Apart from this, investors will take cues from Fed Chair Jerome Powell and BoE Governor Andrew Bailey's speech late Thursday. This, in turn, will determine the next leg of a directional move for the GBP/USD pair. In the meantime, the underlying strong bullish tone surrounding the USD might continue to cap spot prices, suggesting that any attempted move-up could be seen as a selling opportunity.
(This story was corrected on November 11 at 08:35 GMT to say Fed Chair Jerome Powell and BoE Governor Andrew Bailey's speech late Thursday, not on Friday.)
Pound Sterling FAQs
The Pound Sterling (GBP) is the oldest currency in the world (886 AD) and the official currency of the United Kingdom. It is the fourth most traded unit for foreign exchange (FX) in the world, accounting for 12% of all transactions, averaging $630 billion a day, according to 2022 data. Its key trading pairs are GBP/USD, also known as ‘Cable’, which accounts for 11% of FX, GBP/JPY, or the ‘Dragon’ as it is known by traders (3%), and EUR/GBP (2%). The Pound Sterling is issued by the Bank of England (BoE).
The single most important factor influencing the value of the Pound Sterling is monetary policy decided by the Bank of England. The BoE bases its decisions on whether it has achieved its primary goal of “price stability” – a steady inflation rate of around 2%. Its primary tool for achieving this is the adjustment of interest rates. When inflation is too high, the BoE will try to rein it in by raising interest rates, making it more expensive for people and businesses to access credit. This is generally positive for GBP, as higher interest rates make the UK a more attractive place for global investors to park their money. When inflation falls too low it is a sign economic growth is slowing. In this scenario, the BoE will consider lowering interest rates to cheapen credit so businesses will borrow more to invest in growth-generating projects.
Data releases gauge the health of the economy and can impact the value of the Pound Sterling. Indicators such as GDP, Manufacturing and Services PMIs, and employment can all influence the direction of the GBP. A strong economy is good for Sterling. Not only does it attract more foreign investment but it may encourage the BoE to put up interest rates, which will directly strengthen GBP. Otherwise, if economic data is weak, the Pound Sterling is likely to fall.

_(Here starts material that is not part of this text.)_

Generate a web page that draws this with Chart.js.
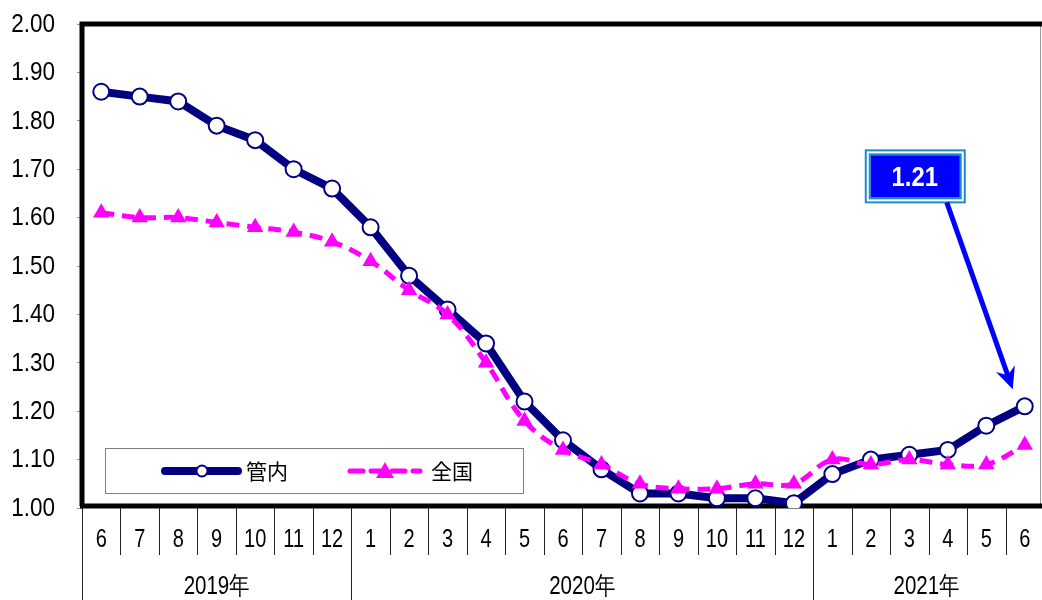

Another significant data release for the Pound Sterling is the Trade Balance. This indicator measures the difference between what a country earns from its exports and what it spends on imports over a given period. If a country produces highly sought-after exports, its currency will benefit purely from the extra demand created from foreign buyers seeking to purchase these goods. Therefore, a positive net Trade Balance strengthens a currency and vice versa for a negative balance.